A Breezy Porch in Summer, and Heated Living Space in Winter
Removable window sashes and a weather-ready floor provide a well-insulated room in the winter and a breezy porch in the summer.
Synopsis: Advances in building materials and mechanical equipment are allowing four-season porches to make a comeback even in places with harsh winters. In Minneapolis, designer Mike Neaton created such a porch through his use of unconventional structural framing, thorough insulation, removable windows, and a weatherproof floor that provides active and passive heating. Window pockets hidden behind removable panels provide in-room storage for the removable sashes without compromising on aesthetics, insulation, or structural support. As a result of these measures, the homeowners can enjoy their porch year-round without facing huge fuel bills.
Wouldn’t it be nice to have a porch that would be comfortable regardless of the outside temperature? Here in Minneapolis, many of the more sumptuous houses built in the 1920s included heated four-season porches where their owners could stay connected to the outdoors. Later, not being able to afford those energy-hogging uninsulated porches during a cold Midwestern winter, most homeowners settled for an unconditioned three-season porch.
That was then. Today, advances in building materials and mechanical equipment are making it possible for four-season porches to make a comeback, without the big fuel bills. On a recent job, my company built this 21st-century four-season porch.
Originally, four-season porches had continuous jambs with three tracks that allowed the window sashes to slide past one another into a recess in the wall when not in use. Today’s tight air-infiltration requirements argued against that plan, so we decided to modernize the approach.
We focused our efforts on four areas: an unconventional use for common windows, a creative approach to structural framing, a weatherproof floor that provides active and passive heating, and an insulation strategy to withstand a Minnesota winter.
An unconventional use for common windows
This porch uses double-glazed, low-e energy-efficient windows with removable sashes. Although the windows were designed to be a convenient method for cleaning the glass, we took it a step farther. The sashes can be removed completely, leaving room for hinged panels to fold over window tracks to create the look of solid columns.
Creative insulation fits tight space constraints
After all the gaps, seams, and transitions in the rough frame of the porch were caulked, the walls were clad with 1 1⁄2-in.-thick panels of rigid foam (XPS) on the exterior, and another layer of 1 1⁄2-in. rigid foam hidden behind a plywood panel.
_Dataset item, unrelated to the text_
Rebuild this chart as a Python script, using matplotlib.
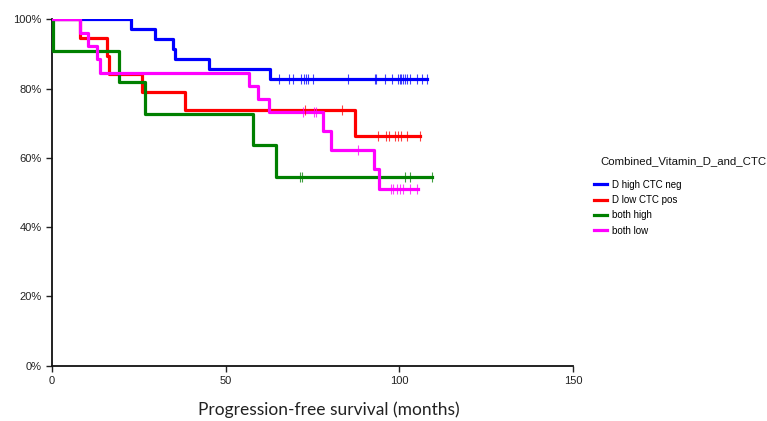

All rigid-foam gaps were sealed with spray foam, and joints were covered with housewrap tape.
Durable floor provides both mechanical and passive heat
The weather resistant 3-in.-thick stained-concrete floor has embedded radiant heat tubing, which is fed with a high-efficiency water heater (www.marathonheaters.com) aided by roof-mounted solar panels. The slab also acts as a heat sink, collecting direct solar gain and warming the room. Floor drains provide insurance against summertime rains.
Forget what you know about framing
To store a pair of window sashes below each opening and still accommodate the desired insulation, the walls were framed with 2x8s. To keep the windows at a reasonable height above the finished floor, the storage pockets had to be recessed into the floor. This required hanging the floor joists from LVL headers set a few inches back from the mudsill.